(Entries with chart source code)
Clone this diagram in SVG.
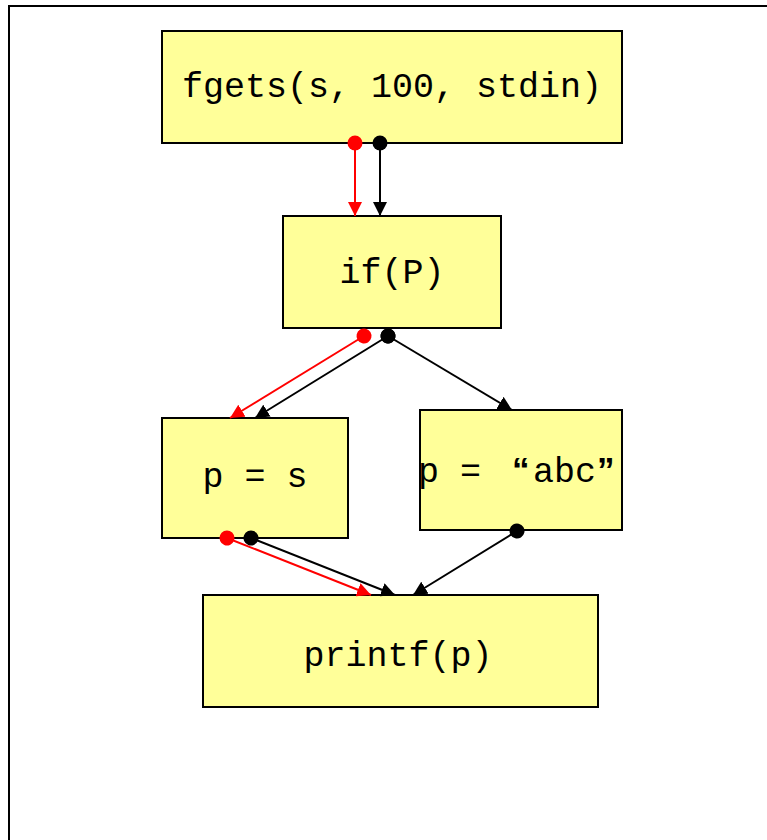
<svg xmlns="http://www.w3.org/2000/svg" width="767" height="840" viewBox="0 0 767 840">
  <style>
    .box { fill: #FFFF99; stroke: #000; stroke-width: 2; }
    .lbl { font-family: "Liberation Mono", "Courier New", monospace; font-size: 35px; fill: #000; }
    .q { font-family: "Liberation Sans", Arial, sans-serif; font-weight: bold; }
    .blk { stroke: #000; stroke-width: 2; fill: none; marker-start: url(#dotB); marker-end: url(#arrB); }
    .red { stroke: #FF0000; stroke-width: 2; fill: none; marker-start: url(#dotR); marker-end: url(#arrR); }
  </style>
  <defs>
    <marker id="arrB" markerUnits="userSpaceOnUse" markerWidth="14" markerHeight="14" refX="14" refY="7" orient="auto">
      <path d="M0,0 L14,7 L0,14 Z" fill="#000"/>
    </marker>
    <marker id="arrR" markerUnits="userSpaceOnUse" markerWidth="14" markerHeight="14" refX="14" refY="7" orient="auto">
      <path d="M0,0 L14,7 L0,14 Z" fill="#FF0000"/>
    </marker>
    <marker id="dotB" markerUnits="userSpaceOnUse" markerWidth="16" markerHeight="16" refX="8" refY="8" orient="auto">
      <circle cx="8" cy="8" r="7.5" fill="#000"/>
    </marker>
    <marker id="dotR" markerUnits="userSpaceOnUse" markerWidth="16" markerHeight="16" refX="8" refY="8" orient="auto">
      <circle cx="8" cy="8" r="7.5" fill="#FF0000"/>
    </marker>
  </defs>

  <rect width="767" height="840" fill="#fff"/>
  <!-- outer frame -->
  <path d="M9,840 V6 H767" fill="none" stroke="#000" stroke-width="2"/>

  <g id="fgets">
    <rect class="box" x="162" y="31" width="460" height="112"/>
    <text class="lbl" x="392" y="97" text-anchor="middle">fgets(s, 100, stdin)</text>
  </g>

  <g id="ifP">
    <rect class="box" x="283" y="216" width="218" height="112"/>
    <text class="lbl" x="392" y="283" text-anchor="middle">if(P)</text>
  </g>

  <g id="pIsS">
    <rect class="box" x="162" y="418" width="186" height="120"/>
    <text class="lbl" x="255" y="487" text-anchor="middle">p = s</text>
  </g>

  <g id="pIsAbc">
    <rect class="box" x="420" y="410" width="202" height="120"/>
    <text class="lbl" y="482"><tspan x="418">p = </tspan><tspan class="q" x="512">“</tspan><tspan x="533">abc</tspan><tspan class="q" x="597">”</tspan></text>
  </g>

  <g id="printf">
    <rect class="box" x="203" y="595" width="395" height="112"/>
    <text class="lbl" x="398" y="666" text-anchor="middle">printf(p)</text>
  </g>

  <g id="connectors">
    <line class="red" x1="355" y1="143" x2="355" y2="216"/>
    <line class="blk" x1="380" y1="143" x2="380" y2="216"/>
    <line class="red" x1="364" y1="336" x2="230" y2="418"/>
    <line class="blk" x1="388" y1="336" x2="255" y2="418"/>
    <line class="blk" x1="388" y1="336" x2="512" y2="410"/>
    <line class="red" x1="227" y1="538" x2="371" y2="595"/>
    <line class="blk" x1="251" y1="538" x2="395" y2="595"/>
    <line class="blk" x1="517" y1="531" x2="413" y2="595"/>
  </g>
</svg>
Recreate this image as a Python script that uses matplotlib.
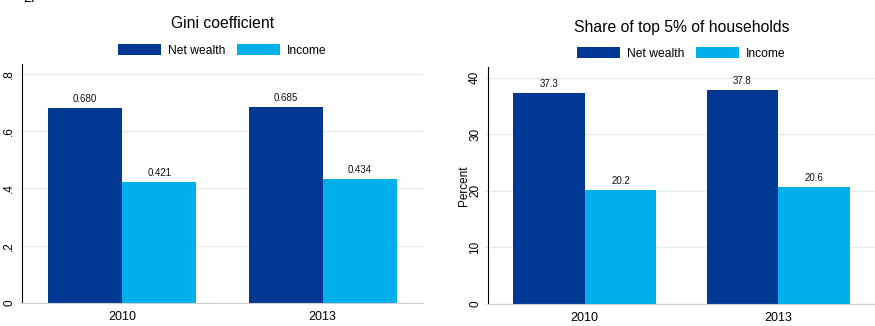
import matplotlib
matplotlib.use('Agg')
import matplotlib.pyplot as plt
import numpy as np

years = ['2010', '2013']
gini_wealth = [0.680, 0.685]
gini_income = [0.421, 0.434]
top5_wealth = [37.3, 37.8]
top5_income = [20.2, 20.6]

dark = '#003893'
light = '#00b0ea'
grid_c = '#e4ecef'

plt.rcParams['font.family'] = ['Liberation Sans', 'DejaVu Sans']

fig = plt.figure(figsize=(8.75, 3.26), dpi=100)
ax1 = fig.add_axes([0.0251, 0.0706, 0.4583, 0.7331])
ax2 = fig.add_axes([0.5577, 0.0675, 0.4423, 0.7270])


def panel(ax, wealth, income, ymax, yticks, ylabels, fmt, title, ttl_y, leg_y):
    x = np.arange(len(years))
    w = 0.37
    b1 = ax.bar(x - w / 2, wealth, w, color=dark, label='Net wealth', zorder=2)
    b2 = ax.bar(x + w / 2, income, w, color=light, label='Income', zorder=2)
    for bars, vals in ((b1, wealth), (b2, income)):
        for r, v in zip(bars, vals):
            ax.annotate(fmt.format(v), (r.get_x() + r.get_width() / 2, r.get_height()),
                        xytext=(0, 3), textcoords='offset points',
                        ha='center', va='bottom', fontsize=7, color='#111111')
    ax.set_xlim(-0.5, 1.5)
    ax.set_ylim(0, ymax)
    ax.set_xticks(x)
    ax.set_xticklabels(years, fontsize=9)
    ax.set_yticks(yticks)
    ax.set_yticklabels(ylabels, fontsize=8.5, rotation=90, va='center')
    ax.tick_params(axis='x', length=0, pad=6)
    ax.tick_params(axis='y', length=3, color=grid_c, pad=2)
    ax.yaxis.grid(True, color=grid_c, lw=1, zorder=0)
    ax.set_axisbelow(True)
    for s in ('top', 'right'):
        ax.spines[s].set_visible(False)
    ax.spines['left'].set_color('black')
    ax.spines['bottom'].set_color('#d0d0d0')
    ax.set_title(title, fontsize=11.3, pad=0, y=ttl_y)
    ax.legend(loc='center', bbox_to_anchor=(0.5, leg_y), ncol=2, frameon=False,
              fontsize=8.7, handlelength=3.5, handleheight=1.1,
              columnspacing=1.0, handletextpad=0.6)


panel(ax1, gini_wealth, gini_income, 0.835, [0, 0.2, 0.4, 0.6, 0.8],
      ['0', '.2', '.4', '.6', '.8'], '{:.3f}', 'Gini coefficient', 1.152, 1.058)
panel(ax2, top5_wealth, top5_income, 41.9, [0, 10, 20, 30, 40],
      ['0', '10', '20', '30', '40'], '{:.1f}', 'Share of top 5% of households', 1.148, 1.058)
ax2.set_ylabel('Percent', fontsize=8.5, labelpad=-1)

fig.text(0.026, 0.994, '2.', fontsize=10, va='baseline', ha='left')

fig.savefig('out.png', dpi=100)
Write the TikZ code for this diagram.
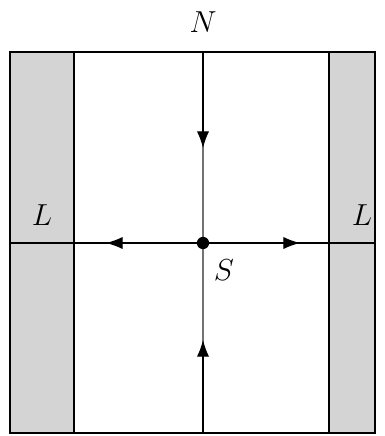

- **GIVEN TASK**:
In the listing above, find the line containing "Recreate this image" and the line containing "ax2 = fig.add_axes([0.5577, 0.0675, 0.4423, 0.7270])". Reproduce those lines and all between them exactly, with no pictures and nothing more.

- **ANSWER**:
Recreate this image as a Python script that uses matplotlib.
import matplotlib
matplotlib.use('Agg')
import matplotlib.pyplot as plt
import numpy as np

years = ['2010', '2013']
gini_wealth = [0.680, 0.685]
gini_income = [0.421, 0.434]
top5_wealth = [37.3, 37.8]
top5_income = [20.2, 20.6]

dark = '#003893'
light = '#00b0ea'
grid_c = '#e4ecef'

plt.rcParams['font.family'] = ['Liberation Sans', 'DejaVu Sans']

fig = plt.figure(figsize=(8.75, 3.26), dpi=100)
ax1 = fig.add_axes([0.0251, 0.0706, 0.4583, 0.7331])
ax2 = fig.add_axes([0.5577, 0.0675, 0.4423, 0.7270])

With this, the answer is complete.